───── Data block ─────

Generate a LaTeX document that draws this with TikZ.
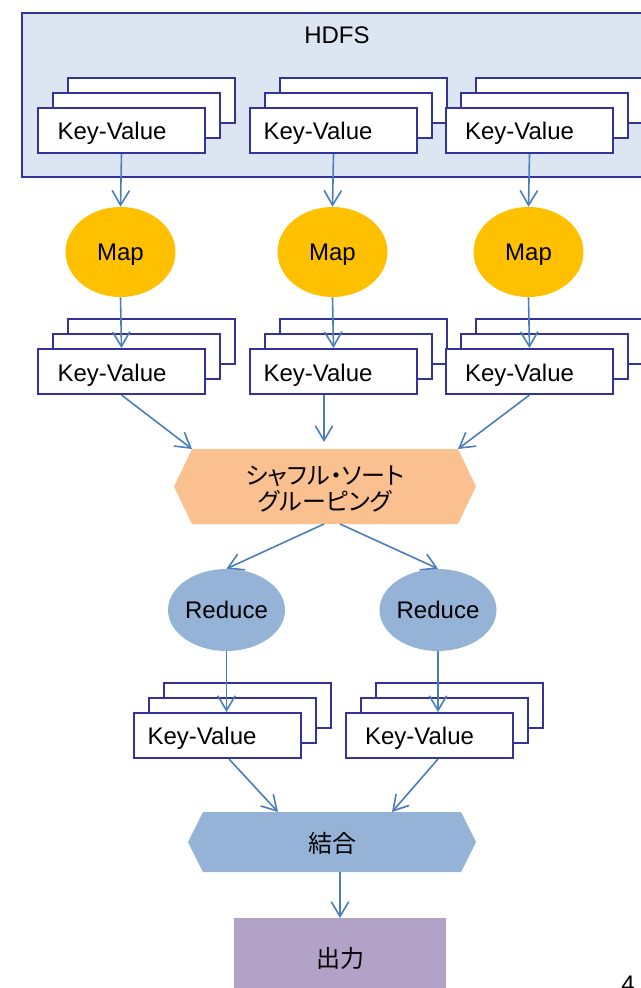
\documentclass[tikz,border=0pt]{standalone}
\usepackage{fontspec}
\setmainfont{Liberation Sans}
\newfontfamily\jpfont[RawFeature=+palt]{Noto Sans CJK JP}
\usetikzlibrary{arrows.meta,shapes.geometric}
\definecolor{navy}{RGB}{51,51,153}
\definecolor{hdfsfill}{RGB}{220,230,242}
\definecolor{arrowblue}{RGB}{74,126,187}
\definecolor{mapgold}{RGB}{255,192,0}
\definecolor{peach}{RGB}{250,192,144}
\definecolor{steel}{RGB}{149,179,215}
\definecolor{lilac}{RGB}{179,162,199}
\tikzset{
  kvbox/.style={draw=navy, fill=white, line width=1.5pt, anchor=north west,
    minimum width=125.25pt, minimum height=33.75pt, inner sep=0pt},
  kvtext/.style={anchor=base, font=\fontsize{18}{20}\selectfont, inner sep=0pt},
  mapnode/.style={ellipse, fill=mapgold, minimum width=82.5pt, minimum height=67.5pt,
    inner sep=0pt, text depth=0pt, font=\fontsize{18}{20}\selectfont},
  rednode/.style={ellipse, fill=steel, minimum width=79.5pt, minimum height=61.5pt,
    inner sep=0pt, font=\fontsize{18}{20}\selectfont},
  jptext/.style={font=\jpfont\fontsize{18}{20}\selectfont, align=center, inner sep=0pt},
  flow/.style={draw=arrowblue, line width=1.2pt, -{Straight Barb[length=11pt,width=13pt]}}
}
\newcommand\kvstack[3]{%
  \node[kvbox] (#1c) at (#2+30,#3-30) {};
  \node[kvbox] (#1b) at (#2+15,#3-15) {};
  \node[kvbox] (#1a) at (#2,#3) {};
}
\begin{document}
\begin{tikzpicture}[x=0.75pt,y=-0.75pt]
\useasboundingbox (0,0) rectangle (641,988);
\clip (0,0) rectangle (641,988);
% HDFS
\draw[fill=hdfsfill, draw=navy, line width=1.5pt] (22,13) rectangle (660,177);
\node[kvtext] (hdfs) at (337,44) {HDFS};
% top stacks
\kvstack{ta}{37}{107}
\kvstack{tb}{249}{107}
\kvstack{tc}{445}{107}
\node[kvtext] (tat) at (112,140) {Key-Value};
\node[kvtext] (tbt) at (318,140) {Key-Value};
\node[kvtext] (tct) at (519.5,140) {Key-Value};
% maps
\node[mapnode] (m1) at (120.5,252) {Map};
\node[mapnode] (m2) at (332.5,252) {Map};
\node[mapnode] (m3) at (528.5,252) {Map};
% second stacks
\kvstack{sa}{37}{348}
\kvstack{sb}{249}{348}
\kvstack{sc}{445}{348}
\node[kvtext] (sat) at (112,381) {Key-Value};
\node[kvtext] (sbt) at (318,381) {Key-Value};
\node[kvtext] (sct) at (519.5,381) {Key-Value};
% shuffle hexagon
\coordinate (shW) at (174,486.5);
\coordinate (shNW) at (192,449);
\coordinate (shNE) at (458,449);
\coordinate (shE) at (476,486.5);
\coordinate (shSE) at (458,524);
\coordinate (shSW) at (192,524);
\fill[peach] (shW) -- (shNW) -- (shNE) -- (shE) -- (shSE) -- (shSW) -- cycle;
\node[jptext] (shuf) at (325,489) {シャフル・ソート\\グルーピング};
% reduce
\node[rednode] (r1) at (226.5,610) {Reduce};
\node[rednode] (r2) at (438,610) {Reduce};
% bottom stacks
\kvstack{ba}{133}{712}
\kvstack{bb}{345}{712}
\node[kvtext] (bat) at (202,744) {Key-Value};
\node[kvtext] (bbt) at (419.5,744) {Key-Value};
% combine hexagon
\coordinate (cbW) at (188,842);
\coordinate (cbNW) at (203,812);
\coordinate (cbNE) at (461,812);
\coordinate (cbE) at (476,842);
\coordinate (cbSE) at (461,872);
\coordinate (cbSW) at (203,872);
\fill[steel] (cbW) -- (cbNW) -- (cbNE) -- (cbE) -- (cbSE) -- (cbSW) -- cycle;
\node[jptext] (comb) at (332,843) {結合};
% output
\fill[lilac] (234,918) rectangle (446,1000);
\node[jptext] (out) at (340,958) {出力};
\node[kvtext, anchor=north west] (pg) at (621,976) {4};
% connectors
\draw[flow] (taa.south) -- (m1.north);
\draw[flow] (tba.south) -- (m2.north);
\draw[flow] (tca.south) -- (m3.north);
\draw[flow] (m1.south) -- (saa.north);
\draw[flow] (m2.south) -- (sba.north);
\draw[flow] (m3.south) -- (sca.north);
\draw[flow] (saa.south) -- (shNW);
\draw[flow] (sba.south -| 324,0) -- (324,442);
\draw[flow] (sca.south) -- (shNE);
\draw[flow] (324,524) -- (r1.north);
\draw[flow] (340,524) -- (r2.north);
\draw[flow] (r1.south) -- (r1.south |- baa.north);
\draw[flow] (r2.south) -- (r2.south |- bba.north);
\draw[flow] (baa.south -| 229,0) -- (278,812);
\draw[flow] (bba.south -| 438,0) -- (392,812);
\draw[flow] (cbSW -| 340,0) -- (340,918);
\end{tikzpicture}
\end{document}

─────

→ **Written task**: Omit every picture, then repeat the remaining data exactly as it appears above.

→ **Full output**:
Generate a LaTeX document that draws this with TikZ.
\documentclass[tikz,border=0pt]{standalone}
\usepackage{fontspec}
\setmainfont{Liberation Sans}
\newfontfamily\jpfont[RawFeature=+palt]{Noto Sans CJK JP}
\usetikzlibrary{arrows.meta,shapes.geometric}
\definecolor{navy}{RGB}{51,51,153}
\definecolor{hdfsfill}{RGB}{220,230,242}
\definecolor{arrowblue}{RGB}{74,126,187}
\definecolor{mapgold}{RGB}{255,192,0}
\definecolor{peach}{RGB}{250,192,144}
\definecolor{steel}{RGB}{149,179,215}
\definecolor{lilac}{RGB}{179,162,199}
\tikzset{
  kvbox/.style={draw=navy, fill=white, line width=1.5pt, anchor=north west,
    minimum width=125.25pt, minimum height=33.75pt, inner sep=0pt},
  kvtext/.style={anchor=base, font=\fontsize{18}{20}\selectfont, inner sep=0pt},
  mapnode/.style={ellipse, fill=mapgold, minimum width=82.5pt, minimum height=67.5pt,
    inner sep=0pt, text depth=0pt, font=\fontsize{18}{20}\selectfont},
  rednode/.style={ellipse, fill=steel, minimum width=79.5pt, minimum height=61.5pt,
    inner sep=0pt, font=\fontsize{18}{20}\selectfont},
  jptext/.style={font=\jpfont\fontsize{18}{20}\selectfont, align=center, inner sep=0pt},
  flow/.style={draw=arrowblue, line width=1.2pt, -{Straight Barb[length=11pt,width=13pt]}}
}
\newcommand\kvstack[3]{%
  \node[kvbox] (#1c) at (#2+30,#3-30) {};
  \node[kvbox] (#1b) at (#2+15,#3-15) {};
  \node[kvbox] (#1a) at (#2,#3) {};
}
\begin{document}
\begin{tikzpicture}[x=0.75pt,y=-0.75pt]
\useasboundingbox (0,0) rectangle (641,988);
\clip (0,0) rectangle (641,988);
% HDFS
\draw[fill=hdfsfill, draw=navy, line width=1.5pt] (22,13) rectangle (660,177);
\node[kvtext] (hdfs) at (337,44) {HDFS};
% top stacks
\kvstack{ta}{37}{107}
\kvstack{tb}{249}{107}
\kvstack{tc}{445}{107}
\node[kvtext] (tat) at (112,140) {Key-Value};
\node[kvtext] (tbt) at (318,140) {Key-Value};
\node[kvtext] (tct) at (519.5,140) {Key-Value};
% maps
\node[mapnode] (m1) at (120.5,252) {Map};
\node[mapnode] (m2) at (332.5,252) {Map};
\node[mapnode] (m3) at (528.5,252) {Map};
% second stacks
\kvstack{sa}{37}{348}
\kvstack{sb}{249}{348}
\kvstack{sc}{445}{348}
\node[kvtext] (sat) at (112,381) {Key-Value};
\node[kvtext] (sbt) at (318,381) {Key-Value};
\node[kvtext] (sct) at (519.5,381) {Key-Value};
% shuffle hexagon
\coordinate (shW) at (174,486.5);
\coordinate (shNW) at (192,449);
\coordinate (shNE) at (458,449);
\coordinate (shE) at (476,486.5);
\coordinate (shSE) at (458,524);
\coordinate (shSW) at (192,524);
\fill[peach] (shW) -- (shNW) -- (shNE) -- (shE) -- (shSE) -- (shSW) -- cycle;
\node[jptext] (shuf) at (325,489) {シャフル・ソート\\グルーピング};
% reduce
\node[rednode] (r1) at (226.5,610) {Reduce};
\node[rednode] (r2) at (438,610) {Reduce};
% bottom stacks
\kvstack{ba}{133}{712}
\kvstack{bb}{345}{712}
\node[kvtext] (bat) at (202,744) {Key-Value};
\node[kvtext] (bbt) at (419.5,744) {Key-Value};
% combine hexagon
\coordinate (cbW) at (188,842);
\coordinate (cbNW) at (203,812);
\coordinate (cbNE) at (461,812);
\coordinate (cbE) at (476,842);
\coordinate (cbSE) at (461,872);
\coordinate (cbSW) at (203,872);
\fill[steel] (cbW) -- (cbNW) -- (cbNE) -- (cbE) -- (cbSE) -- (cbSW) -- cycle;
\node[jptext] (comb) at (332,843) {結合};
% output
\fill[lilac] (234,918) rectangle (446,1000);
\node[jptext] (out) at (340,958) {出力};
\node[kvtext, anchor=north west] (pg) at (621,976) {4};
% connectors
\draw[flow] (taa.south) -- (m1.north);
\draw[flow] (tba.south) -- (m2.north);
\draw[flow] (tca.south) -- (m3.north);
\draw[flow] (m1.south) -- (saa.north);
\draw[flow] (m2.south) -- (sba.north);
\draw[flow] (m3.south) -- (sca.north);
\draw[flow] (saa.south) -- (shNW);
\draw[flow] (sba.south -| 324,0) -- (324,442);
\draw[flow] (sca.south) -- (shNE);
\draw[flow] (324,524) -- (r1.north);
\draw[flow] (340,524) -- (r2.north);
\draw[flow] (r1.south) -- (r1.south |- baa.north);
\draw[flow] (r2.south) -- (r2.south |- bba.north);
\draw[flow] (baa.south -| 229,0) -- (278,812);
\draw[flow] (bba.south -| 438,0) -- (392,812);
\draw[flow] (cbSW -| 340,0) -- (340,918);
\end{tikzpicture}
\end{document}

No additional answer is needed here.